The 28-year-old, who was born to Williams' second wife Marsha Garces Williams, recently posted a touching tribute honoring her later father and also spoke a little about how she copes.
"It's that time of year again," Zelda wrote in the caption of an Instagram photo of her and Williams. "Everyone who has dealt with loss knows the pain of certain anniversaries, moments full of memory that come round like clockwork and usurp all others, no matter how hard you may try to prepare for or avoid them."
"These weeks are the hardest for me, and thus, you'll see me a lot less, if at all," she told her social media followers. "For all the internet's good intentions in expressing to me their fondness for dad, it's very overwhelming to have strangers need me to know how much they cared for him right now. It's harder still to be expected to reach back."
The actress explained that as strong as she is, right now she's only capable of giving only "one open armed response," before she takes her "yearly me time to celebrate his and my birthdays in peace."
She added, "Thank you for loving him. Thank you for supporting him and his life's work. Thank you for missing him. I do too."
Knowing how much her father enjoyed helping others, especially the homeless, Zelda encouraged fans to celebrate his birthday in a very special way: by doing something good in his honor.
"If you'd like to do something in his honor, volunteer at your local homeless shelter, or look up how to make homeless aid backpacks. Give one in his name. He'd have loved that," Zelda continued.
Williams was an advocate for the homeless, and pushed for the Homeless Prevention and Revitalization Act to be passed in the early 90s.
The important debate isn't about how many people are homeless, Robin said at the time. But rather, how to help those who are. We must provide comprehensive social services in order to help homeless people live dignified, productive lives.
Finally, she wrapped up her sentimental note by reminding everyone to "mostly, try to spread some laughter and kindness around. And creatively swear a lot. Every time you do, somewhere out there in our vast weird universe, he's giggling with you... or giving a particularly fat bumblebee its wings. Happy early birthday, Poppo. Miss you every day, but especially these ones."
Zelda has previously talked about her struggle to come to terms with her loss. It took nearly a year after the Mrs. Doubtfire actor passed for her to be able to give an interview.
She told Today that she was "taking it one step at the time," and won't be questioning why Williams, who suffered from Lewy body dementia (LBD), took his life.
Zelda isn't the only one honoring Williams this year. HBO released a documentary titled Robin Williams: Come Inside My Mind, which "celebrates what he brought to comedy and to the culture at large."

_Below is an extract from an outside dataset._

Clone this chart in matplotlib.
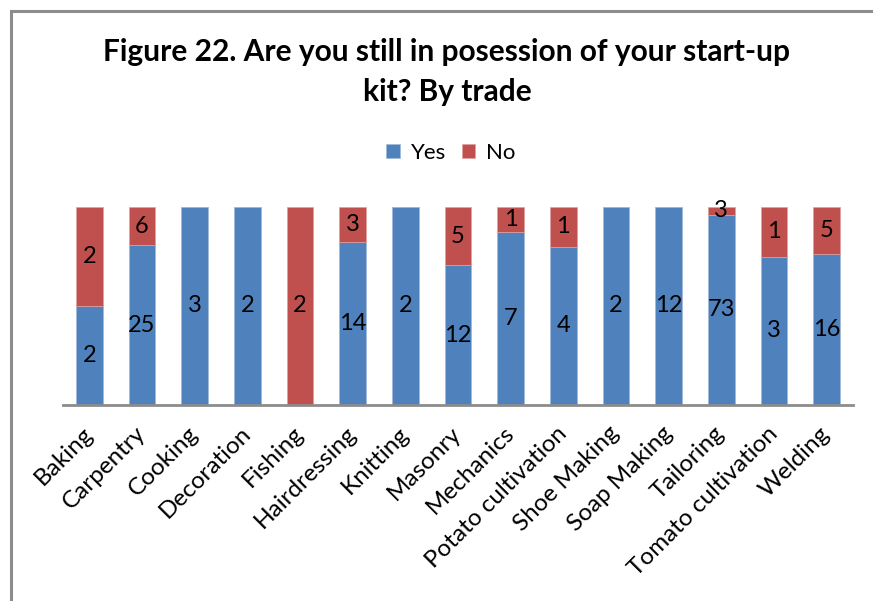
import matplotlib
matplotlib.use("Agg")
import matplotlib.pyplot as plt
from matplotlib.lines import Line2D
import numpy as np

plt.rcParams['font.family'] = ['Lato', 'DejaVu Sans']

trades = ['Baking', 'Carpentry', 'Cooking', 'Decoration', 'Fishing',
          'Hairdressing', 'Knitting', 'Masonry', 'Mechanics',
          'Potato cultivation', 'Shoe Making', 'Soap Making', 'Tailoring',
          'Tomato cultivation', 'Welding']
yes_counts = [2, 25, 3, 2, 0, 14, 2, 12, 7, 4, 2, 12, 73, 3, 16]
no_counts = [2, 6, 0, 0, 2, 3, 0, 5, 1, 1, 0, 0, 3, 1, 5]

blue = '#4F81BD'
red = '#C0504D'

yes = np.array(yes_counts, dtype=float)
no = np.array(no_counts, dtype=float)
total = yes + no
yes_share = yes / total
no_share = no / total

W, H = 873, 601
fig = plt.figure(figsize=(W / 100, H / 100), dpi=100)

# outer chart frame (only left and top edges fall inside the picture)
fig.add_artist(Line2D([11 / W, 11 / W], [0, 1 - 11 / H], color='#8c8c8c', lw=2.2))
fig.add_artist(Line2D([11 / W, 1], [1 - 11 / H, 1 - 11 / H], color='#8c8c8c', lw=2.2))

ax = fig.add_axes([63 / W, (H - 405) / H, (853 - 63) / W, (405 - 207) / H])
x = np.arange(len(trades))
ax.bar(x, yes_share, width=0.51, color=blue, label='Yes', edgecolor='#9fb8d9', linewidth=0.5)
ax.bar(x, no_share, width=0.51, bottom=yes_share, color=red, label='No', edgecolor='#e0a09e', linewidth=0.5)

for i in range(len(trades)):
    if yes[i] > 0:
        ax.text(x[i], yes_share[i] / 2, f'{int(yes[i])}', ha='center', va='center', fontsize=17)
    if no[i] > 0:
        ax.text(x[i], yes_share[i] + no_share[i] / 2, f'{int(no[i])}', ha='center', va='center', fontsize=17)

ax.set_xlim(-0.5, len(trades) - 0.5)
ax.set_ylim(0, 1)
ax.set_yticks([])
for s in ['top', 'right', 'left']:
    ax.spines[s].set_visible(False)
ax.spines['bottom'].set_color('#8c8c8c')
ax.spines['bottom'].set_linewidth(2)
ax.set_xticks(x)
ax.set_xticklabels(trades, rotation=45, ha='right', va='center', rotation_mode='anchor', fontsize=17.5)
ax.tick_params(axis='x', length=0, pad=18)

fig.text(447 / W, 1 - 72 / H, 'Figure 22. Are you still in posession of your start-up\nkit? By trade',
         ha='center', va='center', fontsize=21.5, fontweight='bold', linespacing=1.5)

fig.legend(loc='center', bbox_to_anchor=(451 / W, 1 - 153 / H), ncol=2, frameon=False,
           fontsize=16, handlelength=0.6, handleheight=0.6, handletextpad=0.5, columnspacing=0.7)

fig.savefig('out.png', dpi=100)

According to the synopsis, the film shows "previously unheard and unseen glimpses into his creative process through interviews with Williams, as well as home movies and onstage footage, this insightful tribute features in-depth interviews with those who knew and loved him."
In addition to Williams' fellow comedians and friends, his son Zachary also had some words to say about him.
"My father didn't always feel he was succeeding, but he was the most successful person I know," the 35-year-old said in the trailer.
Zachary, affectionately known as Zak, has been following in his dad's philanthropic footsteps.
He teamed up with an inmate named Curtis "Wall Street" Carroll, who is serving a life sentence, to teach prisoners at the San Quentin State Penitentiary, in California, the value of financial literacy, and financial independence.
Zak and his team strongly believe that crime can be lowered by ensuring people are financially literate. The enrollment in the program has been so high that there's currently a waiting list. This is clearly a sign that what they've been teaching is working.
It been four years, but Williams' memory will always be live on for a very long time.